Some plastic bottles continuously leach antimony into drinking water, claim geochemists in Germany. Water contained in PET bottles contained up to 375 ppt antimony, whereas water in polypropylene bottles contained only 8.2 ppt antimony. Three months later, the water in PET bottles contained up to 626 ppt antimony. PET is made using an antimony catalyst.
The antimony levels in the bottled water are lower than the US environmental protection agency’s maximum contamination level, set at six parts per billion. However, the researchers are more concerned that antimony continuously leaches into the water. However, the results need further scrutiny before any health implications can be discussed, partly because little is known about antimony’s toxicity.
Following reports of benzene in some soft drinks in the US, the Food Standards Agency asked the soft drinks industry to measure levels in the UK. Benzene is a chemical that can cause cancer in humans. It is present in the air and has been detected at low levels in some soft drinks as a result of interaction between the preservative sodium benzoate and ascorbic acid (Vitamin C).
The Agency has received results of tests for benzene carried out on 230 drinks on sale in the UK. The results indicate that, where detectable, the levels of benzene are very low and are not a concern for the public health. The FSA is continuing to investigate and will be encouraging industry to make levels as low as possible.

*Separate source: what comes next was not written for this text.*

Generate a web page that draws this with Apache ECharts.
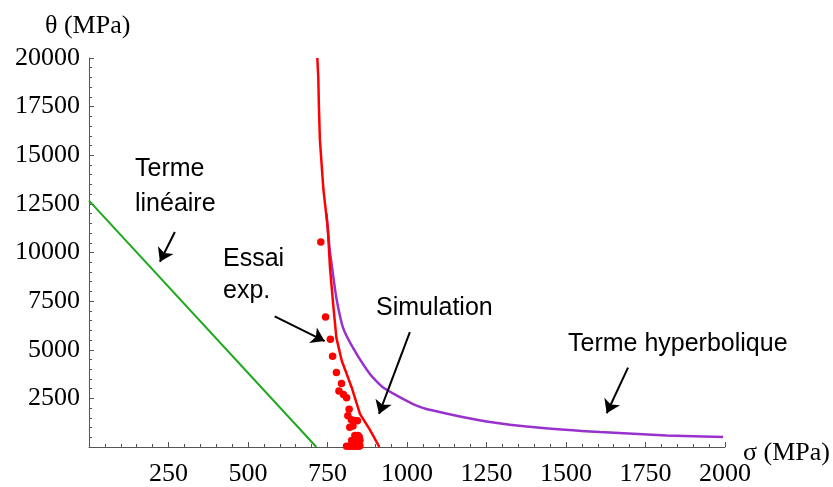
<!DOCTYPE html>
<html>
<head>
<meta charset="utf-8">
<script src="https://cdn.jsdelivr.net/npm/echarts@6/dist/echarts.min.js"></script>
<style>
html,body{margin:0;padding:0;background:#fff;}
#chart{width:833px;height:487px;}
</style>
</head>
<body>
<div id="chart"></div>
<script>
// ---- data (σ in MPa, θ in MPa) ----
const xTicks = [0, 250, 500, 750, 1000, 1250, 1500, 1750, 2000];
const yTicks = [0, 2500, 5000, 7500, 10000, 12500, 15000, 17500, 20000];

const linSigma = [0, 715];
const linTheta = [12668, 0];

const hypSigma = [747, 752, 758, 766, 778, 799, 833, 884, 925, 1019, 1082, 1250, 1418, 1607, 1816, 1994];
const hypTheta = [12000, 11000, 10000, 9031, 7653, 6122, 5015, 3740, 3061, 2209, 1872, 1311, 985, 765, 597, 510];

const simSigma = [718, 721, 723, 726, 737, 751, 758, 768, 778, 795, 810, 826, 852, 884, 913];
const simTheta = [20000, 19000, 17500, 15816, 13265, 11224, 9184, 7311, 5612, 4423, 3776, 3061, 1699, 867, 0];

const expSigma = [729, 744, 759, 766, 778, 794, 786, 800, 810, 818, 814, 825, 836, 844, 820, 830, 836, 846, 850, 826, 836, 847, 852, 810, 820, 830, 840, 848, 852];
const expTheta = [10546, 6684, 5536, 4668, 3827, 3265, 2883, 2704, 2526, 1939, 1607, 1403, 1362, 1352, 1020, 1082, 597, 597, 510, 332, 281, 281, 342, 36, 40, 40, 40, 40, 60];

// annotation arrows (data coordinates: start -> head)
const arrowLabels = ['Terme linéaire', 'Essai exp.', 'Simulation', 'Terme hyperbolique'];
const arrowFrom = [[270, 11056], [584, 6719], [1009, 5903], [1695, 4082]];
const arrowTo = [[223, 9526], [741, 5444], [912, 1699], [1628, 1735]];

const zip = (a, b) => a.map((v, i) => [v, b[i]]);

const chart = echarts.init(document.getElementById('chart'));
const serif = 'Liberation Serif';
const sans = 'Liberation Sans';
const axisColor = '#555';

function txt(text, left, baseline, font, size) {
  return {
    type: 'text', left: left, top: baseline - size * 0.86,
    style: { text: text, font: size + 'px "' + font + '"', fill: '#000' }
  };
}

chart.setOption({
  animation: false,
  grid: { left: 89, right: 108, top: 58, bottom: 37, containLabel: false },
  xAxis: {
    type: 'value', min: xTicks[0], max: xTicks[xTicks.length - 1], interval: 250,
    axisLine: { show: true, onZero: false, lineStyle: { color: axisColor, width: 1 } },
    axisTick: { show: true, inside: true, length: 5, lineStyle: { color: axisColor } },
    minorTick: { show: true, splitNumber: 5, length: 3, lineStyle: { color: axisColor } },
    splitLine: { show: false },
    axisLabel: {
      margin: 14, color: '#000', fontFamily: serif, fontSize: 26,
      formatter: v => (v === 0 ? '' : String(v))
    }
  },
  yAxis: {
    type: 'value', min: yTicks[0], max: yTicks[yTicks.length - 1], interval: 2500,
    axisLine: { show: true, onZero: false, lineStyle: { color: axisColor, width: 1 } },
    axisTick: { show: true, inside: true, length: 5, lineStyle: { color: axisColor } },
    minorTick: { show: true, splitNumber: 5, length: 3, lineStyle: { color: axisColor } },
    splitLine: { show: false },
    axisLabel: {
      margin: 9, color: '#000', fontFamily: serif, fontSize: 26,
      formatter: v => (v === 0 ? '' : String(v))
    }
  },
  series: [
    {
      name: 'Terme linéaire', type: 'line', data: zip(linSigma, linTheta),
      showSymbol: false, lineStyle: { color: '#1fa81f', width: 2 }, z: 2
    },
    {
      name: 'Terme hyperbolique', type: 'line', data: zip(hypSigma, hypTheta),
      showSymbol: false, smooth: 0.2,
      lineStyle: { color: '#9932cc', width: 2.5 }, z: 2
    },
    {
      name: 'Simulation', type: 'line', data: zip(simSigma, simTheta),
      showSymbol: false,
      lineStyle: { color: '#ff0000', width: 2.5 }, z: 3
    },
    {
      name: 'Essai exp.', type: 'scatter', data: zip(expSigma, expTheta),
      symbolSize: 7.5, itemStyle: { color: '#ff0000', opacity: 1 }, z: 4
    },
    {
      name: 'arrows', type: 'scatter', data: [], z: 5,
      markLine: {
        silent: true, symbol: ['none', 'arrow'], symbolSize: 13,
        label: { show: false },
        lineStyle: { color: '#000', width: 2, type: 'solid' },
        itemStyle: { color: '#000' },
        data: arrowLabels.map((n, i) => [{ coord: arrowFrom[i] }, { coord: arrowTo[i] }])
      }
    }
  ],
  graphic: [
    txt('θ (MPa)', 45, 36, serif, 26),
    txt('σ (MPa)', 743, 463, serif, 26),
    txt('Terme', 135, 178, sans, 25),
    txt('linéaire', 135, 213, sans, 25),
    txt('Essai', 223, 268, sans, 25),
    txt('exp.', 223, 300, sans, 25),
    txt('Simulation', 376, 317, sans, 25),
    txt('Terme hyperbolique', 568, 353, sans, 25)
  ]
});
</script>
</body>
</html>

Ozone is a powerful chemical reactant which needs special care. A recent example has been the incidence of high bromate levels in remineralised reverse osmosis water, following ozone treatment, which converted bromide impurities in the salts to the toxic bromate.
The lesson to learn from all this is that even minute amounts of impurities could be a possible health risk and these impurities can often form dangerous materials by subsequent chemical reactions.